My grandfather….
…was the sort of fellow who wore a jacket to dinner every night in his own house. Not always a tie, but when he didn’t wear a tie his shirt was always buttoned right up to the top under a herringbone or houndstooth coat. He was a serious man, never lacking for a purpose, which is not to say he didn’t have a sense of humor. In the summers when my twin sister and I were in grade school my mother would drive us out for weekly visits to my grandparents’ house, which sat on several acres of wooded land in the far western suburbs of Chicago. We’d pass the mornings playing croquet on their expansive front lawn (here I should point out that this croquet wasn’t the game most of us are used to, played with cheap mallets and hanger-wire wickets, but a proper gentleman’s pass time played with imported wooden gear, a game he referred to as croakee…were he alive he’d want me to tell you that). Sometimes it was simply too hot to play outside, so my sister and I would busy ourselves with puzzles (the real wooden jigsaw type) or play with some of the Mexican jumping beans he always seemed to have around. Meals were served at precise intervals and perfectly prepared by my grandmother. We’d nibble at tiny toasted sandwiches in the dining room (served on china plates) and look out through picture windows into the woods. It was all very sophisticated, my grandfather would have had it no other way.

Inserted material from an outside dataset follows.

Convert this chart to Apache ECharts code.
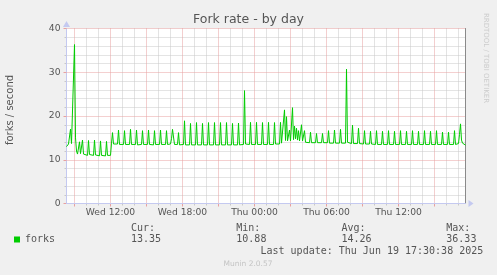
<!DOCTYPE html>
<html>
<head>
<meta charset="utf-8">
<script src="https://cdn.jsdelivr.net/npm/echarts@6/dist/echarts.min.js"></script>
<style>
html,body{margin:0;padding:0;background:#f0f0f0;}
#chart{width:497px;height:275px;}
</style>
</head>
<body>
<div id="chart"></div>
<script>
// Time in minutes since Wed 00:00 (5-minute samples), values in forks/second
const sampleMinutes = [
  500,505,510,515,520,525,530,535,540,545,550,555,560,565,570,575,580,585,595,
  605,610,615,625,635,640,645,655,665,670,675,685,695,700,705,715,720,725,730,735,740,745,
  755,760,765, 785,790,795, 815,820,825, 845,850,855, 875,880,885, 905,910,915,
  935,940,945, 965,970,975, 995,1000,1005, 1020,1025,1030,1035,1040, 1055,1060,1065,
  1085,1090,1095, 1115,1120,1125, 1145,1150,1155, 1175,1180,1185, 1205,1210,1215,
  1235,1240,1245, 1265,1270,1275, 1295,1300,1305, 1325,1330,1335, 1355,1360,1365,
  1385,1390,1395, 1415,1420,1425, 1445,1450,1455, 1475,1480,1485, 1505,1510,1515,
  1535,1540,1545, 1565,1570,1575,
  1580,1585,1590,1595,1600,1605,1610,1615,1620,1625,1630,1635,1640,1645,1650,1655,
  1660,1665,1670,1675,1680,1685,1690,1695,
  1715,1720,1725, 1745,1750,1755, 1775,1780,1785, 1805,1810,1815, 1835,1840,1845,
  1865,1870,1875, 1895,1900,1905, 1925,1930,1935, 1955,1960,1965, 1985,1990,1995,
  2015,2020,2025, 2045,2050,2055, 2075,2080,2085, 2105,2110,2115, 2135,2140,2145,
  2165,2170,2175, 2195,2200,2205, 2225,2230,2235, 2255,2260,2265, 2285,2290,2295,
  2315,2320,2325, 2345,2350,2355, 2375,2380,2385, 2405,2410,2415, 2435,2440,2445,
  2460,2465,2470,2475,2480, 2490,2495
];
const forksPerSecond = [
  13.0,13.1,13.6,13.7,17.0,13.7,13.5,14.0,36.33,15.0,12.0,11.3,11.2,14.1,11.4,11.2,14.5,11.3,11.1,
  11.0,14.4,11.2,11.1,11.0,14.5,11.1,11.0,10.9,14.3,11.0,11.0,10.88,14.2,11.0,11.1,11.0,13.8,16.2,13.6,14.0,13.7,
  13.6,16.8,13.5, 13.5,16.65,13.5, 13.5,16.95,13.5, 13.5,16.8,13.4, 13.5,16.65,13.5, 13.5,16.8,13.5,
  13.4,16.65,13.5, 13.5,16.8,13.5, 13.5,16.65,13.5, 13.6,14.8,16.95,15.2,13.5, 13.5,16.2,13.4,
  13.5,18.9,13.4, 13.4,18.3,13.4, 13.4,18.5,13.4, 13.4,18.3,13.4, 13.4,18.5,13.4,
  13.4,18.5,13.4, 13.4,18.5,13.4, 13.4,18.5,13.4, 13.4,18.3,13.4, 13.4,18.4,13.4,
  13.5,25.8,13.6, 13.5,18.55,13.5, 13.5,18.55,13.5, 13.5,18.5,13.5, 13.5,18.55,13.5,
  13.5,18.5,13.6, 13.6,18.55,13.8,
  14.0,14.2,21.4,14.4,19.85,14.3,14.6,16.8,14.3,14.4,21.9,14.6,17.7,14.8,17.2,14.5,
  16.65,14.3,14.4,18.0,14.3,14.1,16.65,14.0,
  13.9,16.3,13.9, 13.9,16.0,13.9, 13.9,16.0,13.9, 13.9,16.65,13.8, 13.8,16.8,13.8,
  13.8,16.95,13.8, 13.8,30.7,14.0, 13.7,17.9,13.7, 13.7,17.2,13.7, 13.6,16.65,13.6,
  13.6,16.5,13.6, 13.5,16.65,13.5, 13.5,16.5,13.5, 13.5,16.65,13.5, 13.5,16.5,13.5,
  13.5,16.65,13.5, 13.5,16.5,13.5, 13.5,16.65,13.5, 13.5,16.5,13.5, 13.5,16.65,13.5,
  13.5,16.5,13.5, 13.5,16.65,13.5, 13.5,16.3,13.5, 13.5,16.3,13.5, 13.5,16.65,13.5,
  13.7,15.8,18.2,14.5,13.8, 13.4,13.35
];
const startMinute = 500;   // Wed 08:20
const endMinute = 2495;    // Thu 17:35
const labelMinutes = [720, 1080, 1440, 1800, 2160];
const labelTexts = ['Wed 12:00', 'Wed 18:00', 'Thu 00:00', 'Thu 06:00', 'Thu 12:00'];
const majorGridMinutes = [540, 720, 900, 1080, 1260, 1440, 1620, 1800, 1980, 2160, 2340];
const minorGridMinutes = [600, 660, 780, 840, 960, 1020, 1140, 1200, 1320, 1380, 1500, 1560,
  1680, 1740, 1860, 1920, 2040, 2100, 2220, 2280, 2400, 2460];
const yMajorTicks = [0, 10, 20, 30, 40];
const yMinorTicks = [2, 4, 6, 8, 12, 14, 16, 18, 22, 24, 26, 28, 32, 34, 36, 38];
const statHeaders = ['Cur:', 'Min:', 'Avg:', 'Max:'];
const statValues = ['13.35', '10.88', '14.26', '36.33'];
const seriesName = 'forks';
const lastUpdate = 'Last update: Thu Jun 19 17:30:38 2025';

const points = sampleMinutes.map((m, i) => [m, forksPerSecond[i]]);

const SANS = '"DejaVu Sans", sans-serif';
const MONO = '"DejaVu Sans Mono", monospace';
const TXT = '#555555';
const RED = '#e8a0a0';
const GRAY = '#c8c8c8';
const AXIS = '#c4c9f0';

const statX = [131, 236.3, 341.5, 446.3];
const graphics = [
  {type: 'text', x: 248.5, y: 19.5, style: {text: 'Fork rate - by day', font: '12.5px ' + SANS, fill: TXT, align: 'center', verticalAlign: 'middle', textAlign: 'center', textVerticalAlign: 'middle'}},
  {type: 'text', x: 10.1, y: 110, rotation: Math.PI / 2, style: {text: 'forks / second', font: '10px ' + SANS, fill: TXT, align: 'center', verticalAlign: 'middle', textAlign: 'center', textVerticalAlign: 'middle'}},
  {type: 'text', x: 485.7, y: 58, rotation: -Math.PI / 2, style: {text: 'RRDTOOL / TOBI OETIKER', font: '7px ' + SANS, fill: '#cccccc', align: 'center', verticalAlign: 'middle', textAlign: 'center', textVerticalAlign: 'middle'}},
  {type: 'text', x: 260.5, y: 251, style: {text: lastUpdate, font: '10px ' + MONO, fill: TXT, align: 'left', verticalAlign: 'middle', textAlign: 'left', textVerticalAlign: 'middle'}},
  {type: 'text', x: 248, y: 264, style: {text: 'Munin 2.0.57', font: '7.5px ' + SANS, fill: '#c4c4c4', align: 'center', verticalAlign: 'middle', textAlign: 'center', textVerticalAlign: 'middle'}}
];
statHeaders.forEach((h, i) => {
  graphics.push({type: 'text', x: statX[i], y: 228.5, style: {text: h, font: '10px ' + MONO, fill: TXT, align: 'left', verticalAlign: 'middle', textAlign: 'left', textVerticalAlign: 'middle'}});
  graphics.push({type: 'text', x: statX[i], y: 239.5, style: {text: statValues[i], font: '10px ' + MONO, fill: TXT, align: 'left', verticalAlign: 'middle', textAlign: 'left', textVerticalAlign: 'middle'}});
});

const chart = echarts.init(document.getElementById('chart'), null, {renderer: 'canvas'});
chart.setOption({
  animation: false,
  backgroundColor: '#f0f0f0',
  grid: {left: 66.5, top: 28.5, width: 399, height: 175, show: true, backgroundColor: '#ffffff', borderWidth: 0, containLabel: false, outerBoundsMode: 'none'},
  legend: {
    data: [seriesName], left: 14, top: 234.5, icon: 'rect', itemWidth: 6, itemHeight: 6, padding: 0, itemGap: 0,
    selectedMode: false, textStyle: {fontFamily: MONO, fontSize: 10, color: TXT}
  },
  xAxis: [
    {
      type: 'value', min: startMinute, max: endMinute, position: 'bottom', z: 4,
      axisLine: {show: true, lineStyle: {color: AXIS, width: 1}, symbol: ['none', 'triangle'], symbolSize: [7, 5], symbolOffset: [0, 5.5]},
      axisTick: {show: false},
      axisLabel: {
        show: true, customValues: labelMinutes, margin: 5, fontSize: 9.2, fontFamily: SANS, color: TXT,
        formatter: v => labelTexts[labelMinutes.indexOf(v)] || ''
      },
      splitLine: {show: false}
    },
    {
      type: 'value', min: startMinute, max: endMinute, position: 'bottom', z: 2,
      axisLine: {show: false},
      axisTick: {show: true, customValues: majorGridMinutes, length: 3, lineStyle: {color: RED}},
      axisLabel: {show: false},
      splitLine: {show: true, lineStyle: {color: RED, width: 1, type: [1, 1]}}
    },
    {
      type: 'value', min: startMinute, max: endMinute, position: 'bottom', z: 1,
      axisLine: {show: false},
      axisTick: {show: true, customValues: minorGridMinutes, length: 2, lineStyle: {color: GRAY}},
      axisLabel: {show: false},
      splitLine: {show: true, lineStyle: {color: GRAY, width: 1, type: [1, 1]}}
    }
  ],
  yAxis: [
    {
      type: 'value', min: 0, max: 40, interval: 10, position: 'left', z: 3,
      axisLine: {show: true, lineStyle: {color: AXIS, width: 1}, symbol: ['none', 'triangle'], symbolSize: [7, 6], symbolOffset: [0, 4.5]},
      axisTick: {show: true, length: 3, lineStyle: {color: RED}},
      axisLabel: {show: true, margin: 6, fontSize: 9.2, fontFamily: SANS, color: TXT},
      splitLine: {show: true, lineStyle: {color: RED, width: 1, type: [1, 1]}}
    },
    {
      type: 'value', min: 0, max: 40, position: 'left', z: 1,
      axisLine: {show: false},
      axisTick: {show: true, customValues: yMinorTicks, length: 2, lineStyle: {color: GRAY}},
      axisLabel: {show: false},
      splitLine: {show: true, lineStyle: {color: GRAY, width: 1, type: [1, 1]}}
    },
    {
      type: 'value', min: 0, max: 40, position: 'right', z: 3,
      axisLine: {show: true, lineStyle: {color: '#8a8a8a', width: 1}},
      axisTick: {show: false}, axisLabel: {show: false}, splitLine: {show: false}
    }
  ],
  series: [{
    name: seriesName, type: 'line', data: points, xAxisIndex: 0, yAxisIndex: 0,
    showSymbol: false, symbol: 'none', z: 10, silent: true,
    lineStyle: {color: '#00cc00', width: 1}, itemStyle: {color: '#00cc00'}
  }],
  graphic: graphics
});
</script>
</body>
</html>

Which is what made it particularly surprising when, one day after lunch as my sister and I sat sipping ice water, he reached out to the center flower arrangement, plucked out a nasturtium stem, and without a word bit off the bloom. He glanced around, chewing, as we sat staring in shock, dumbfounded, as though chipmunks had just emerged from his ears. He swallowed, slapped his hands lightly on the tabletop, rose, and exited the room with a smirk. That, in a nutshell, was grandad’s sense of humor.